06/19/2013 11:52AM

Dick Jerardi: Put Goldencents, Vyjack on horses to watch list

Barbara D. Livingston
Vyjack (far left) and Goldencents (right) were part of a hot early pace in the Kentucky Derby. They should be expected to run well when they resurface this summer.

After the half-mile fraction (45.33 seconds) of the Kentucky Derby was posted, the first five horses in order were Palace Malice, Verrazano, Goldencents, Vyjack, and Oxbow. They finished 12th, 14th, 17th, 18th, and sixth, respectively.

As far as I know the term “key race’’ was coined by the Steve Davidowitz, author of the seminal work “Betting Thoroughbreds’’ and one of the game’s true independent thinkers. I am now ready to coin the term “key pace.’’

Oxbow won the Preakness. Palace Malice won the Belmont Stakes. Verrazano won the Pegasus Stakes. None of the races was close.

Goldencents and Vyjack did not fire in their first races since that Derby pace blew up anything close to it and set it up for a group of horses who have not win since the Derby. But I do have both on my watch list. They deserve another chance. They had no chance in the Derby, just like the winners of those three races.

If I were voting for 3-year-old champion today, I would vote for Derby winner Orb with his terrific overall r é sum é . If there was a vote for Triple Crown champion, my vote would go to Oxbow with his incredible efforts in the Derby, Preakness, and Belmont.

In the last 15 years, only two horses who ran in all three legs of the Triple Crown were able to win the Belmont. Point Given and Afleet Alex were brilliant horses, far better than Oxbow, but no tougher.

The two horses who dueled with Oxbow in the Belmont finished last and next to last. Little Oxbow never stopped trying. He was not going very fast in the stretch, but he was going. If it was just about effort, Oxbow would be a champion.

Oxbow’s Belmont was reminiscent of his Derby. He had every reason to retreat, but never did. He is probably not talented enough to get on a long winning streak, but beating him is going to take something out of whatever horses do it.

Now that we have a little distance and context to evaluate this Triple Crown, I think it is fair to conclude we saw some nice, durable horses without the kind of ability that will make any of them memorable over time.

What we saw last weekend, however, was memorable.

When I watched Paynter win that allowance race at Betfair Hollywood Park last Friday, it was impossible not to smile during the running. The colt was winning with total ease. I knew the time was fast, but it was not until I saw the other times on the card that I realized it was something very special.
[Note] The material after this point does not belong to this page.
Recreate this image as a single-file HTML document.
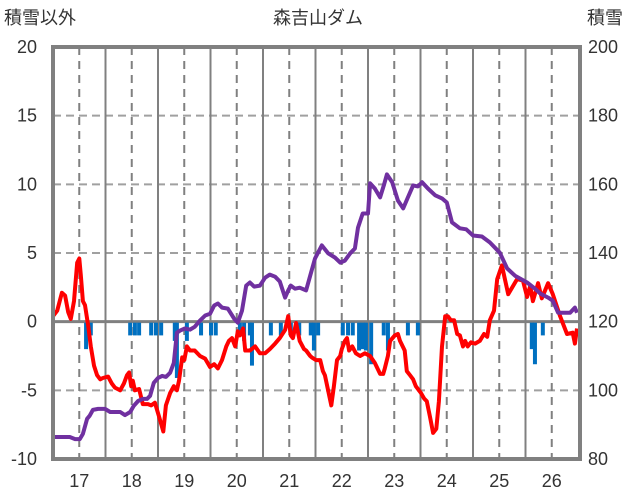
<!DOCTYPE html>
<html><head><meta charset="utf-8"><style>
body{margin:0;background:#fff;}
svg{display:block;font-family:"Liberation Sans","Noto Sans CJK JP",sans-serif;}
</style></head><body>
<svg id="chart" width="636" height="501" viewBox="0 0 636 501">
<text x="318" y="24" text-anchor="middle" font-size="18" fill="#333">森吉山ダム</text>
<text x="4" y="24" font-size="18" fill="#333">積雪以外</text>
<text x="587" y="24" font-size="18" fill="#333">積雪</text>
<g id="grid"></g>
<g id="bars"></g>
<g id="lines"></g>
<g id="axes"></g>
</svg>
<script>
const xTicks=[17,18,19,20,21,22,23,24,25,26];
const leftTicks=[20,15,10,5,0,-5,-10];
const rightTicks=[200,180,160,140,120,100,80];
const redX=[16.50,16.58,16.67,16.73,16.79,16.84,16.90,16.96,17.00,17.03,17.07,17.11,17.17,17.22,17.28,17.34,17.40,17.45,17.55,17.62,17.68,17.78,17.85,17.91,17.95,17.99,18.02,18.06,18.14,18.21,18.31,18.37,18.44,18.52,18.60,18.65,18.73,18.80,18.86,18.90,18.96,19.00,19.05,19.11,19.20,19.30,19.40,19.49,19.57,19.64,19.72,19.80,19.85,19.91,19.97,20.02,20.06,20.12,20.16,20.25,20.35,20.44,20.54,20.63,20.73,20.82,20.92,20.98,21.03,21.07,21.13,21.20,21.28,21.32,21.40,21.43,21.51,21.59,21.64,21.68,21.74,21.80,21.85,21.91,21.97,22.00,22.06,22.10,22.14,22.20,22.27,22.35,22.44,22.54,22.63,22.73,22.79,22.82,22.88,22.92,23.01,23.07,23.11,23.20,23.24,23.30,23.36,23.41,23.47,23.51,23.57,23.62,23.68,23.74,23.80,23.85,23.91,23.97,24.02,24.08,24.14,24.20,24.25,24.31,24.35,24.40,24.46,24.54,24.63,24.71,24.77,24.82,24.90,24.96,25.05,25.17,25.34,25.45,25.53,25.59,25.64,25.74,25.81,25.93,26.02,26.16,26.29,26.40,26.44,26.48];
const redY=[0.4,0.8,2.1,1.9,0.7,0.2,1.5,4.3,4.6,3.4,1.5,1.2,-0.3,-1.8,-3.2,-3.9,-4.2,-4.1,-4.0,-4.5,-4.8,-5.0,-4.5,-3.9,-3.7,-4.7,-4.3,-5.0,-4.9,-6.0,-6.0,-6.1,-5.9,-6.9,-8.0,-6.1,-5.2,-4.7,-5.0,-4.3,-2.6,-2.8,-1.8,-2.1,-2.1,-2.5,-2.7,-3.3,-3.1,-3.4,-2.8,-1.8,-1.4,-1.2,-1.8,-0.7,-1.0,-0.5,-2.1,-2.1,-1.8,-2.3,-2.3,-2.0,-1.6,-1.2,-0.6,0.4,-1.0,-1.2,-0.1,-1.4,-2.0,-2.1,-2.5,-2.6,-2.8,-2.8,-3.6,-3.9,-5.0,-6.1,-4.7,-2.8,-2.5,-2.0,-1.4,-1.2,-2.1,-1.8,-2.3,-2.5,-2.3,-2.5,-3.0,-3.8,-3.8,-3.4,-2.5,-1.4,-1.0,-0.9,-1.4,-2.1,-3.6,-3.9,-4.2,-4.7,-5.0,-5.2,-5.6,-5.8,-6.9,-8.1,-7.8,-5.8,-1.8,0.4,0.4,0.1,0.1,-0.9,-1.0,-1.8,-1.4,-1.8,-1.5,-1.6,-1.4,-0.9,-1.1,0.1,0.8,3.1,4.1,2.0,3.1,3.0,1.8,2.6,1.5,2.8,1.7,2.8,2.0,0.4,-0.9,-0.8,-1.6,-0.5];
const snowX=[16.50,16.82,16.92,17.01,17.07,17.15,17.20,17.26,17.36,17.49,17.59,17.68,17.78,17.87,17.97,18.04,18.12,18.21,18.29,18.35,18.42,18.50,18.58,18.65,18.73,18.80,18.86,18.92,19.01,19.11,19.20,19.30,19.40,19.49,19.57,19.64,19.72,19.83,19.95,20.02,20.10,20.18,20.25,20.33,20.44,20.54,20.63,20.73,20.82,20.92,20.98,21.03,21.11,21.20,21.32,21.40,21.49,21.62,21.74,21.87,21.97,22.06,22.16,22.25,22.31,22.40,22.50,22.54,22.63,22.73,22.80,22.86,22.96,23.07,23.17,23.26,23.36,23.45,23.53,23.64,23.78,23.91,24.00,24.10,24.25,24.37,24.50,24.67,24.82,25.01,25.15,25.30,25.53,25.68,25.78,25.93,26.02,26.12,26.25,26.35,26.44,26.48];
const snowY=[86.4,86.4,85.8,85.8,87.3,91.7,92.6,94.3,94.6,94.6,93.7,93.7,93.7,92.8,93.7,95.5,96.9,97.5,97.5,98.4,102.2,103.6,104.2,103.9,105.1,108.0,116.8,117.4,118.0,117.7,118.5,120.3,121.8,122.3,124.7,125.3,124.1,123.8,120.9,119.7,123.2,130.5,131.4,130.2,130.5,132.8,133.7,133.1,131.7,127.0,129.1,130.5,129.6,129.9,129.1,133.4,138.4,142.2,139.9,138.7,137.2,137.8,139.9,141.3,147.4,151.5,151.5,160.3,158.8,156.2,159.7,162.9,160.6,155.3,153.0,156.2,159.7,159.4,160.6,158.8,156.8,155.9,154.7,148.9,147.2,146.9,145.1,144.8,143.1,140.1,135.5,133.4,131.4,129.6,128.2,127.0,126.1,122.6,122.6,122.6,124.1,122.6];
const barX=[17.13,17.22,17.97,18.06,18.14,18.37,18.46,18.56,18.82,18.86,19.05,19.32,19.51,19.60,20.06,20.14,20.25,20.29,20.65,20.84,21.03,21.19,21.41,21.47,21.55,22.02,22.12,22.21,22.33,22.40,22.46,22.56,22.80,22.88,23.26,23.45,25.62,25.68,25.83];
const barY=[-2.0,-1.0,-1.0,-1.0,-1.0,-1.0,-1.0,-1.0,-1.4,-4.1,-1.4,-1.0,-1.0,-1.0,-1.0,-1.4,-1.0,-3.2,-1.0,-1.0,-1.0,-1.0,-1.0,-2.1,-1.0,-1.0,-1.0,-1.0,-2.1,-2.0,-2.1,-3.1,-1.0,-2.1,-1.0,-1.0,-2.0,-3.1,-1.0];

const NS='http://www.w3.org/2000/svg';
const X0=53,X1=578,Y0=459,Y1=47;
const xs=d=>X0+(d-16.5)/10*(X1-X0);
const yL=v=>Y0-(v+10)/30*(Y0-Y1);
const yR=v=>Y0-(v-80)/120*(Y0-Y1);
function mk(tag,parent,attrs){const e=document.createElementNS(NS,tag);for(const k in attrs)e.setAttribute(k,attrs[k]);parent.appendChild(e);return e;}
const grid=document.getElementById('grid'),bars=document.getElementById('bars'),lines=document.getElementById('lines'),axes=document.getElementById('axes');

leftTicks.forEach(v=>{
  if(v===20||v===-10||v===0)return;
  const l=mk('line',grid,{x1:X0,x2:580,y1:yL(v),y2:yL(v),stroke:'#a0a0a0','stroke-width':2,'stroke-dasharray':'8,5'});
  
  
});
xTicks.forEach(d=>{
  const l=mk('line',grid,{x1:xs(d),x2:xs(d),y1:Y1,y2:Y0,stroke:'#808080','stroke-width':2,'stroke-dasharray':'8,6'});
  
  
  if(d<26){
    const m=mk('line',grid,{x1:xs(d+0.5),x2:xs(d+0.5),y1:Y1,y2:Y0,stroke:'#808080','stroke-width':2});
    
    
  }
  const t=mk('text',axes,{x:xs(d),y:487,'text-anchor':'middle','font-size':18,fill:'#333'});
  t.textContent=String(d);
  
  
});
barX.forEach((d,i)=>{
  const y0=yL(0)+1, y1=yL(barY[i]);
  const r=mk('rect',bars,{x:xs(d)-2,y:y0,width:4,height:Math.max(0,y1-y0),fill:'#0070C0'});
  
  
});
const z=mk('line',grid,{x1:X0,x2:580,y1:yL(0),y2:yL(0),stroke:'#808080','stroke-width':3});



const pr=mk('polyline',lines,{points:redX.map((d,i)=>xs(d).toFixed(1)+','+yL(redY[i]).toFixed(1)).join(' '),fill:'none',stroke:'#FF0000','stroke-width':4,'stroke-linejoin':'round'});


const pp=mk('polyline',lines,{points:snowX.map((d,i)=>xs(d).toFixed(1)+','+yR(snowY[i]).toFixed(1)).join(' '),fill:'none',stroke:'#7030A0','stroke-width':4,'stroke-linejoin':'round'});



const f=mk('rect',axes,{x:X0,y:Y1,width:580-X0,height:Y0-Y1,fill:'none',stroke:'#808080','stroke-width':4});


leftTicks.forEach(v=>{
  const t=mk('text',axes,{x:37,y:yL(v)+6,'text-anchor':'end','font-size':18,fill:'#333'});
  t.textContent=String(v);
  
  
});
rightTicks.forEach(v=>{
  const t=mk('text',axes,{x:588,y:yR(v)+6,'text-anchor':'start','font-size':18,fill:'#333'});
  t.textContent=String(v);
  
  
});
</script>
</body></html>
I was there at Monmouth Park last summer when Paynter destroyed the Haskell field and earned a 107 Beyer. This, clearly, was the 3-year-old who was going to dominate the back end of a season that had been decimated by injury and illness.

The rest of the summer was spent wondering if Paynter was going to live or die. Death seemed a heavy favorite.
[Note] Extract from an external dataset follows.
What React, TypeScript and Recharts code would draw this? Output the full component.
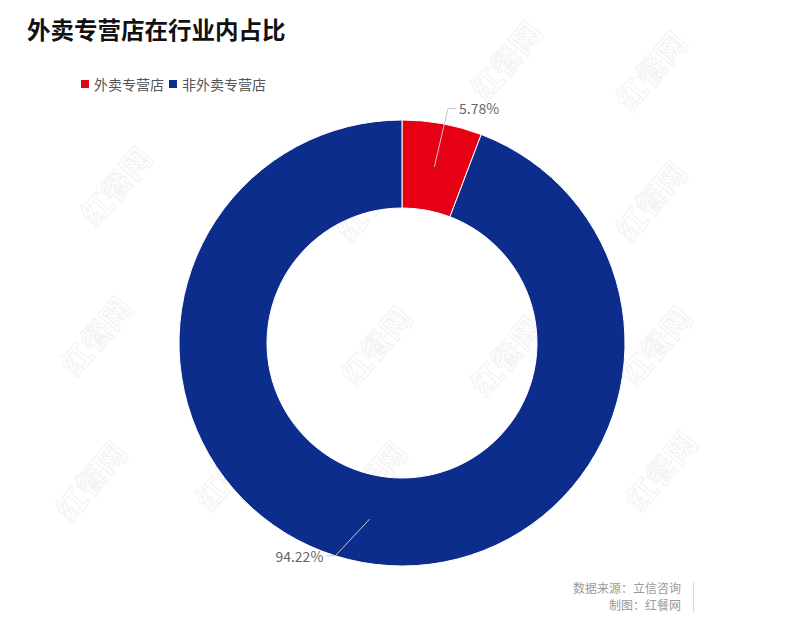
import React from "react";
import { PieChart, Pie, Cell } from "recharts";

const categories = ["外卖专营店", "非外卖专营店"];
const shares = [5.78, 94.22];
const sliceColors = ["#E50013", "#0C2D8C"];
const labelAngleShift = [-0.7, -7];
const labelRadiusExtra = [16, 0];

const titleText = "外卖专营店在行业内占比";
const sourceText = "数据来源：立信咨询";
const makerText = "制图：红餐网";
const watermarkText = "红餐网";
const watermarkSpots = [
  [505, 60], [650, 70], [115, 185], [245, 210], [650, 200],
  [95, 335], [375, 345], [505, 355], [655, 345], [90, 480], [230, 470], [505, 490],
  [660, 470], [370, 200], [370, 480],
];

const data = categories.map((name, i) => ({ name, value: shares[i] }));
const FONT = "'Noto Sans CJK SC', 'Noto Sans', sans-serif";
const RAD = Math.PI / 180;

const renderLabel = (props: any) => {
  const { cx, cy, midAngle, innerRadius, outerRadius, index, value } = props;
  const midR = (innerRadius + outerRadius) / 2;
  const sx = cx + midR * Math.cos(-midAngle * RAD);
  const sy = cy + midR * Math.sin(-midAngle * RAD);
  const right = Math.cos(-midAngle * RAD) >= 0;
  const a = midAngle + labelAngleShift[index];
  const er = outerRadius + labelRadiusExtra[index];
  const ex = cx + er * Math.cos(-a * RAD);
  const ey = cy + er * Math.sin(-a * RAD);
  const hx = ex + (right ? 8 : -9);
  return (
    <g>
      <polyline
        points={`${sx},${sy} ${ex},${ey} ${hx},${ey}`}
        fill="none"
        stroke="#c8c8c8"
        strokeWidth={1}
      />
      <text
        x={hx + (right ? 3 : -3)}
        y={ey}
        textAnchor={right ? "start" : "end"}
        dominantBaseline="central"
        fill="#666"
        fontSize={14}
        fontFamily={FONT}
      >
        {value.toFixed(2)}%
      </text>
    </g>
  );
};

export default function App() {
  return (
    <div
      style={{
        position: "absolute",
        left: 0,
        top: 0,
        width: 797,
        height: 620,
        background: "#fff",
        fontFamily: FONT,
        overflow: "hidden",
      }}
    >
      <svg width={797} height={620} style={{ position: "absolute", left: 0, top: 0 }}>
        {watermarkSpots.map(([x, y], i) => (
          <text
            key={i}
            x={x}
            y={y}
            transform={`rotate(-50 ${x} ${y})`}
            textAnchor="middle"
            dominantBaseline="central"
            fontSize={30}
            fontWeight="bold"
            fill="none"
            stroke="#f2f2f2"
            strokeWidth={1}
            fontFamily={FONT}
          >
            {watermarkText}
          </text>
        ))}
      </svg>
      <div
        style={{
          position: "absolute",
          left: 27,
          top: 14,
          fontSize: 23.5,
          fontWeight: "bold",
          color: "#111",
          lineHeight: "30px",
          whiteSpace: "nowrap",
        }}
      >
        {titleText}
      </div>
      <div
        style={{
          position: "absolute",
          left: 81,
          top: 74,
          display: "flex",
          alignItems: "center",
          fontSize: 14,
          color: "#555",
          lineHeight: "20px",
          whiteSpace: "nowrap",
        }}
      >
        {categories.map((c, i) => (
          <span key={c} style={{ display: "inline-flex", alignItems: "center", marginRight: 5 }}>
            <span
              style={{
                display: "inline-block",
                width: 8,
                height: 8,
                background: sliceColors[i],
                marginRight: 5,
              }}
            />
            {c}
          </span>
        ))}
      </div>
      <div style={{ position: "absolute", left: 0, top: 0 }}>
        <PieChart width={797} height={620} margin={{ top: 0, right: 0, bottom: 0, left: 0 }}>
          <Pie
            data={data}
            dataKey="value"
            nameKey="name"
            cx={402}
            cy={343}
            innerRadius={135}
            outerRadius={223}
            startAngle={90}
            endAngle={-270}
            stroke="#ffffff"
            strokeWidth={1}
            label={renderLabel}
            labelLine={false}
            isAnimationActive={false}
          >
            {data.map((d, i) => (
              <Cell key={d.name} fill={sliceColors[i]} />
            ))}
          </Pie>
        </PieChart>
      </div>
      <div
        style={{
          position: "absolute",
          right: 116,
          top: 580,
          width: 140,
          height: 15,
          textAlign: "right",
          fontSize: 12,
          color: "#9a9a9a",
          lineHeight: "15px",
          whiteSpace: "nowrap",
        }}
      >
        {sourceText}
      </div>
      <div
        style={{
          position: "absolute",
          right: 116,
          top: 597,
          width: 140,
          height: 15,
          textAlign: "right",
          fontSize: 12,
          color: "#9a9a9a",
          lineHeight: "15px",
          whiteSpace: "nowrap",
        }}
      >
        {makerText}
      </div>
      <div
        style={{
          position: "absolute",
          left: 693,
          top: 582,
          width: 1,
          height: 30,
          background: "#d8d8d8",
        }}
      />
    </div>
  );
}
A bit more than 300 days after the Haskell, Paynter was a heavy favorite in a starting gate. And ran like the special talent he appeared to be that July Sunday on the Jersey Shore.
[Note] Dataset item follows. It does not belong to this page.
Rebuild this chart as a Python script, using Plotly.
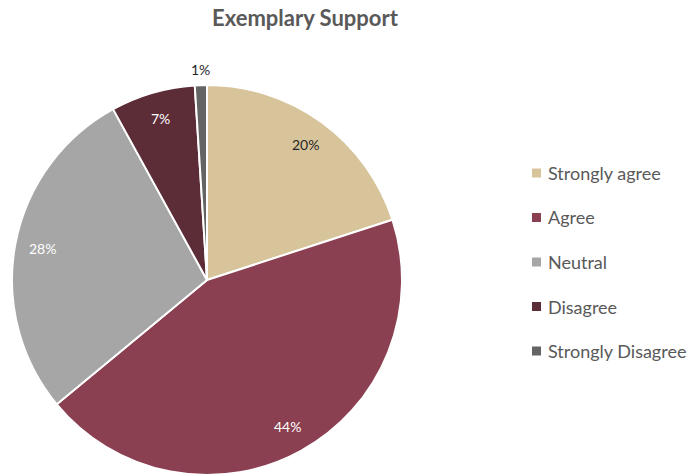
import math
import plotly.graph_objects as go

# Survey responses for "Exemplary Support"
categories = ["Strongly agree", "Agree", "Neutral", "Disagree", "Strongly Disagree"]
percentages = [20, 44, 28, 7, 1]
slice_colors = ["#D8C49B", "#8B4051", "#A6A6A6", "#5C2C37", "#646464"]
label_colors = ["#262626", "#FFFFFF", "#FFFFFF", "#FFFFFF", "#262626"]

W, H = 694, 476
CX, CY, R = 207, 280, 195  # pie centre and radius in pixels

def px_to_paper(px, py):
    return px / W, 1 - py / H

x0, y1 = px_to_paper(CX - R, CY - R)
x1, y0 = px_to_paper(CX + R, CY + R)

fig = go.Figure(
    go.Pie(
        labels=categories,
        values=percentages,
        sort=False,
        direction="clockwise",
        rotation=0,
        marker=dict(colors=slice_colors, line=dict(color="white", width=2)),
        textinfo="none",
        hoverinfo="label+percent",
        showlegend=False,
        domain=dict(x=[x0, x1], y=[y0, y1]),
    )
)

annotations = []
total = sum(percentages)
cum = 0
for cat, val, tc in zip(categories, percentages, label_colors):
    mid = (cum + val / 2) / total * 2 * math.pi
    cum += val
    frac = 1.08 if val / total < 0.03 else 0.86
    px = CX + frac * R * math.sin(mid)
    py = CY - frac * R * math.cos(mid)
    ax, ay = px_to_paper(px, py)
    annotations.append(dict(
        x=ax, y=ay, xref="paper", yref="paper", showarrow=False,
        text=f"{val}%", font=dict(family="Lato", size=14, color=tc),
        xanchor="center", yanchor="middle",
    ))

# Legend drawn as squares plus labels
legend_top, legend_step = 173, 44.5
shapes = []
for i, (cat, col) in enumerate(zip(categories, slice_colors)):
    py = legend_top + i * legend_step
    sx0, sy1 = px_to_paper(532, py - 4.5)
    sx1, sy0 = px_to_paper(541, py + 4.5)
    shapes.append(dict(type="rect", xref="paper", yref="paper",
                       x0=sx0, x1=sx1, y0=sy0, y1=sy1,
                       fillcolor=col, line=dict(width=0)))
    tx, ty = px_to_paper(546, py)
    annotations.append(dict(
        x=tx, y=ty, xref="paper", yref="paper", showarrow=False,
        text=cat, font=dict(family="Lato", size=18, color="#595959"),
        xanchor="left", yanchor="middle",
    ))

tx, ty = px_to_paper(305, 18)
annotations.append(dict(
    x=tx, y=ty, xref="paper", yref="paper", showarrow=False,
    text="<b>Exemplary Support</b>",
    font=dict(family="Lato", size=22, color="#595959"),
    xanchor="center", yanchor="middle",
))

fig.update_layout(
    width=W, height=H,
    margin=dict(l=0, r=0, t=0, b=0),
    paper_bgcolor="white",
    plot_bgcolor="white",
    annotations=annotations,
    shapes=shapes,
)

fig.write_html("out.html")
Paynter did not just win. He got a 114 Beyer.

We don’t make many numbers much bigger than that these days. It is the kind of figure that can win any race any time anywhere.

Bob Baffert was trying to tell us all something in April 2012 when Paynter’s second career start was in the Santa Anita Derby. The colt did not win that day, but he was beaten slightly less than four lengths by eventual Derby winner I’ll Have Another.

That was the promise. Last week’s allowance race was the delivery. Let’s hope there is much more to come.

If I had a wish for Santa Anita this fall, it would be to see a top-of-his-form Paynter in the Breeders’ Cup Classic starting gate with Game On Dude and Fort Larned.

My absolute favorite scene at a racetrack is a high-class speed horse running really good horses right off their feet. That was Fort Larned on Saturday night at Churchill Downs. The five horses chasing him had combined earnings of nearly $6 million. They had no chance.

Fort Larned started off running fast and never really slowed down. His third and fourth fractions were 23.50 and 24. No horse is running that down, and none came close in the Stephen Foster when Fort Larned ran right back to his BC Classic win and got a 115 Beyer.

A week after a Triple Crown that was dominated by humans who had put so much into the game and got rewards for lifetimes of achievement, the horses took center stage as the second season began and gave promise of a summer and fall that has every chance to create some lasting memories.